During MozFest 2022, grantees from UC Berkeley, the University of Buffalo, and Santa Clara, Washington, and Harvard Universities came together to present their unique perspectives on building an interdisciplinary approach to responsible computing (panel page). From classes with more than 950 students to studio sessions with five students brainstorming around the table, these grantees have created 100 distinct classes with more than 15,000 students with faculty across the social sciences, humanities, and computer science. Thirty-two of our interdisciplinary contributors produced the Teaching Responsible Computing Playbook, which provides best practices for educating a new generation of students to think holistically about the design of new technologies. Building on the successes of this first cohort of grantees, the Responsible Computer Science Challenge will be expanding to include university partners in South Africa, Kenya, and India. In the next phase of our US-focused programming, the Responsible Computer Science Challenge will highlight humanistic approaches to responsible computing, with a keen eye towards engaging with historically Black colleges and universities (HBCUs) and minority-serving institutions (MSI). The presenters for this panel are listed below.

At Santa Clara University, Irina Raicu presented the Markkula Center for Applied Ethics’ “Embedding Ethics in Computing Curricula” repository, which is a wealth of resources that include introductory modules, case studies, and assignments – each complete with notes for instructors and reviews from faculty and students. Raicu also highlighted how efforts from the curricula development initiative also translated to Santa Clara University’s annual “Hack for Humanity” event, where teams were required to not only generate projects that help the broader community, but also to analyze the ethical implications of the products they created.

The University of Buffalo’s Impossible Project similarly asks students to think expansively about their role in creating a more just world. In the last year, the faculty led by Dalia Muller challenged students to make computing anti-racist, inviting students to publicly and gloriously fail while thinking through impossibly difficult problems. In this failure, however, the Impossible Project gives students the opportunity to think at the edge of what is possible: to “build collective resilience, enhance true collaboration, nurture critical imagining, and discover purpose through dedication to social and planetary justice.” The Impossible Project represents interdisciplinarity at its best: between Kenneth Joseph and Atri Rudra in computer science and engineering, to Dalia Muller in history and Kimberly Boulden’s expertise in integrating social justice into STEM curricula, the Impossible Project pushes students to think creatively about historical inequality and technology.

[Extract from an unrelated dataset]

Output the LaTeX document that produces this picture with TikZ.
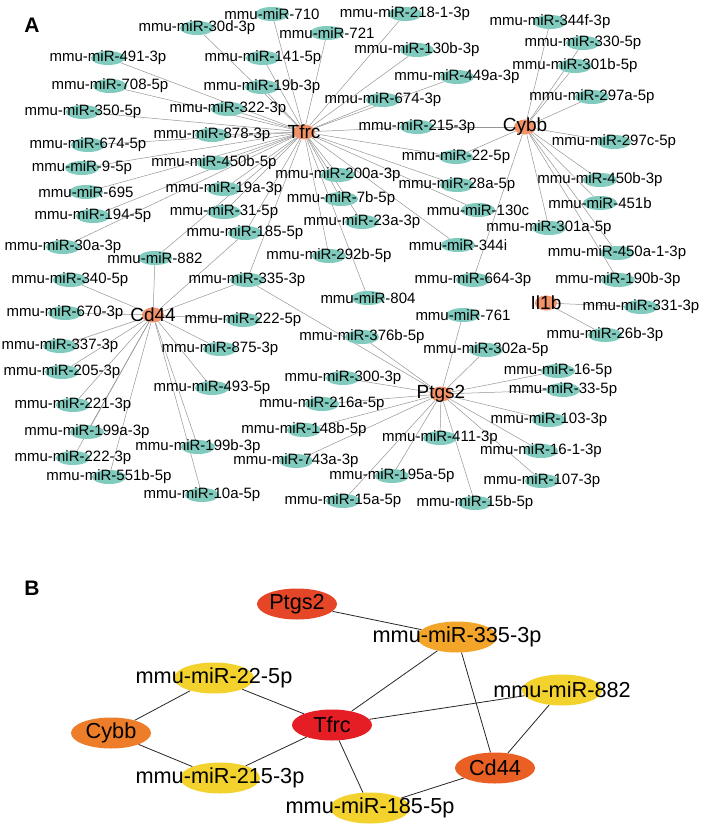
\documentclass[tikz,border=0pt]{standalone}
\usepackage{fontspec}
\setmainfont{Liberation Sans}
\usetikzlibrary{shapes.geometric}
\definecolor{tealA}{RGB}{128,203,190}
\definecolor{hubA}{RGB}{242,146,104}
\definecolor{edgeA}{RGB}{150,150,150}
\definecolor{cPtgs}{RGB}{230,70,40}
\definecolor{cTfrc}{RGB}{228,30,36}
\definecolor{cCd}{RGB}{234,95,35}
\definecolor{cCybb}{RGB}{237,125,40}
\definecolor{cAmber}{RGB}{242,165,40}
\definecolor{cYel}{RGB}{243,210,45}
\pgfdeclarelayer{bgl}
\pgfdeclarelayer{edges}
\pgfsetlayers{bgl,edges,main}
\begin{document}
\begin{tikzpicture}[x=1pt,y=-1pt,
  mirn/.style={ellipse, fill=tealA, minimum width=34pt, minimum height=14pt, inner sep=0pt},
  lblA/.style={font=\fontsize{15}{17}\selectfont, inner sep=0pt},
  hubn/.style={ellipse, fill=hubA, minimum width=22pt, minimum height=15pt, inner sep=0pt},
  hubl/.style={font=\fontsize{19}{21}\selectfont, inner sep=0pt},
  ea/.style={draw=edgeA, line width=0.5pt},
  bnode/.style={ellipse, minimum width=80pt, minimum height=31pt, inner sep=0pt},
  lblB/.style={font=\fontsize{21.7}{24}\selectfont, inner sep=0pt},
  eb/.style={draw=black!85, line width=0.8pt},
  panel/.style={font=\fontsize{21}{24}\selectfont\bfseries, inner sep=0pt}]
\useasboundingbox (0,0) rectangle (702,832);
\begin{pgfonlayer}{bgl}
\fill[white] (0,0) rectangle (702,832);
\end{pgfonlayer}

\node[panel] (labA) at (32,25) {A};
\node[panel] (labB) at (32,588) {B};

% ---------- Panel A hubs ----------
\node[hubn, label={[hubl]center:Tfrc}] (Tfrc) at (304,132) {};
\node[hubn, label={[hubl]center:Cybb}] (Cybb) at (525,127) {};
\node[hubn, label={[hubl]center:Cd44}] (Cd44) at (153,315) {};
\node[hubn, label={[hubl]center:Ptgs2}] (Ptgs2) at (441,394) {};
\node[hubn, label={[hubl]center:Il1b}] (Il1b) at (546,303) {};

% ---------- Panel A miRNAs ----------
\foreach \t/\x/\y in {
 30d-3p/197/28, 710/272/14, 218-1-3p/405/14, 721/327/33,
 491-3p/108/58, 141-5p/263/58, 130b-3p/417/50, 344f-3p/550/22,
 330-5p/583/43, 301b-5p/575/66, 449a-3p/457/77, 297a-5p/592/97,
 708-5p/110/86, 19b-3p/262/87, 322-3p/228/109, 674-3p/383/100,
 350-5p/83/112, 878-3p/212/135, 215-3p/417/127, 674-5p/88/145,
 297c-5p/614/142, 9-5p/82/168, 450b-5p/214/163, 22-5p/456/157,
 695/86/192, 19a-3p/224/189, 200a-3p/338/175, 28a-5p/457/185,
 194-5p/93/216, 31-5p/224/212, 7b-5p/341/199, 130c/478/210,
 450b-3p/600/180, 451b/600/203, 23a-3p/362/222, 301a-5p/549/228,
 30a-3p/63/247, 185-5p/245/233, 882/155/258, 344i/458/245,
 450a-1-3p/617/253, 292b-5p/329/256, 664-3p/473/280, 190b-3p/618/280,
 340-5p/70/280, 335-3p/247/280, 804/368/298, 331-3p/641/307,
 670-3p/65/313, 222-5p/243/320, 761/463/315, 376b-5p/362/337,
 26b-3p/605/335, 337-3p/60/346, 875-3p/220/349, 302a-5p/486/350,
 205-3p/62/372, 493-5p/212/388, 16-5p/558/371, 300-3p/343/378,
 33-5p/563/390, 216a-5p/322/404, 221-3p/73/405, 103-3p/549/420,
 148b-5p/304/430, 199a-3p/87/432, 411-3p/440/438, 199b-3p/198/447,
 743a-3p/296/461, 222-3p/73/458, 16-1-3p/541/451, 551b-5p/109/477,
 195a-5p/392/476, 107-3p/542/481, 10a-5p/202/495, 15a-5p/343/501,
 15b-5p/475/503}
 {\node[mirn, label={[lblA]center:mmu-miR-\t}] (m\t) at (\x,\y) {};}

% ---------- Panel A edges ----------
\begin{pgfonlayer}{edges}
\foreach \t in {30d-3p,710,218-1-3p,721,491-3p,141-5p,130b-3p,449a-3p,708-5p,
  19b-3p,322-3p,674-3p,350-5p,878-3p,215-3p,674-5p,9-5p,450b-5p,22-5p,695,
  19a-3p,200a-3p,28a-5p,194-5p,31-5p,7b-5p,130c,23a-3p,30a-3p,185-5p,882,
  344i,292b-5p,335-3p,804}
  {\draw[ea] (Tfrc) -- (m\t);}
\foreach \t in {344f-3p,330-5p,301b-5p,297a-5p,297c-5p,215-3p,22-5p,450b-3p,
  451b,301a-5p,450a-1-3p,190b-3p,664-3p}
  {\draw[ea] (Cybb) -- (m\t);}
\foreach \t in {331-3p,26b-3p}
  {\draw[ea] (Il1b) -- (m\t);}
\foreach \t in {882,185-5p,335-3p,340-5p,670-3p,337-3p,205-3p,221-3p,199a-3p,
  222-3p,551b-5p,10a-5p,199b-3p,493-5p,875-3p,222-5p}
  {\draw[ea] (Cd44) -- (m\t);}
\foreach \t in {335-3p,376b-5p,761,302a-5p,16-5p,33-5p,103-3p,16-1-3p,107-3p,
  15b-5p,411-3p,195a-5p,15a-5p,743a-3p,148b-5p,216a-5p,300-3p}
  {\draw[ea] (Ptgs2) -- (m\t);}
\end{pgfonlayer}

% ---------- Panel B ----------
\node[bnode, fill=cPtgs, label={[lblB]center:Ptgs2}] (bPtgs2) at (297,604) {};
\node[bnode, fill=cAmber, label={[lblB]center:mmu-miR-335-3p}] (b335) at (457,637) {};
\node[bnode, fill=cYel, label={[lblB]center:mmu-miR-22-5p}] (b22) at (214,678) {};
\node[bnode, fill=cYel, label={[lblB]center:mmu-miR-882}] (b882) at (562,690) {};
\node[bnode, fill=cCybb, label={[lblB]center:Cybb}] (bCybb) at (111,733) {};
\node[bnode, fill=cTfrc, label={[lblB]center:Tfrc}] (bTfrc) at (332,725) {};
\node[bnode, fill=cYel, label={[lblB]center:mmu-miR-215-3p}] (b215) at (220,778) {};
\node[bnode, fill=cCd, label={[lblB]center:Cd44}] (bCd44) at (495,768) {};
\node[bnode, fill=cYel, label={[lblB]center:mmu-miR-185-5p}] (b185) at (370,808) {};

\begin{pgfonlayer}{edges}
\draw[eb] (bPtgs2) -- (b335);
\draw[eb] (b335) -- (bTfrc);
\draw[eb] (b335) -- (bCd44);
\draw[eb] (bTfrc) -- (b882);
\draw[eb] (b882) -- (bCd44);
\draw[eb] (bTfrc) -- (b22);
\draw[eb] (b22) -- (bCybb);
\draw[eb] (bCybb) -- (b215);
\draw[eb] (b215) -- (bTfrc);
\draw[eb] (bTfrc) -- (b185);
\draw[eb] (b185) -- (bCd44);
\end{pgfonlayer}
\end{tikzpicture}
\end{document}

Innovative approaches to undergraduate teaching also abound at Washington University in St. Louis (WUSTL). Under the direction of Ron Cytron, students were challenged to think critically about data science through studio sessions, which involved 5-7 students around a table working on open-ended problems with no prerequisites, exams, or homework. “Studio groups form a natural setting to teach about ethics and responsibility,” said Cytron. To date, of the 7,000 students at WUSTL, one thousand of them take the introductory computer science course with the “Data Science Playground,” which emphasizes curiosity and exploration as students ingest, display, analyze, and discuss datasets.

At Harvard’s Embedded EthiCS program, philosophers collaborate with computer scientists to develop open source course modules that are a one-stop-shop for an instructor eager to implement responsible computer science teaching in their classroom. The development of these modules is often led by postdoctoral fellows like Trystan S. Goetze, Jenna L.A. Donohue, and William B. Cochran. From class agendas to sample class activities with assigned readings, these repository entries span topics like interpretability, fake news, cloud computing, and systems security. The program now typically provides modules for 12-14 courses each semester written by graduate students, postdocs, and faculty across computer science and philosophy.

By contrast, the approach led by Cathryn Carson at the University of California, Berkeley implements work at the intersection of data science and humanistic perspectives at scale: the centerpiece course of the Human Contexts and Ethics (HCE) program – “Human Contexts and Ethics of Data” – enrolls 950 students a year, while the “Principles and Techniques of Data Science” enrolls more than 2,500 students a year on a campus of 30,000+ students. As Carson underscored in the session, implementing a program like this demands resilience on the part of students and faculty. The social implications of technology necessitate intense conversations, and teaching a class to hundreds of students requires an additional layer of pedagogy: equipping hundreds of TAs to lead discussions that integrate humanistic perspectives throughout data science.

Throughout the panel, the speakers shared a pluralistic, interdisciplinary vision of what implementing responsible computing education could look like in different settings: through more bespoke, intimate studio experiences to more general modules that instructors can flexibly adapt for their own courses. By sharing both the benefits, joys, and roadblocks to how these programs unfolded in their home institutions, the grantees represent the best of a community working together to spark cross-disciplinary insight, promote collaboration, and grow responsible computer science initiatives in the university classroom and beyond.

Panelists

  • Irina Raicu (Santa Clara University)
  • Kimberly Boulden, Kenneth Joseph, Dalia Muller, and Atri Rudra (University of Buffalo)
  • Ron Cytron (Washington University in St. Louis)
  • William Cochran, Jenna Donohue, and Trystan Goetze (Harvard University)
  • Cathryn Carson (University of California, Berkeley)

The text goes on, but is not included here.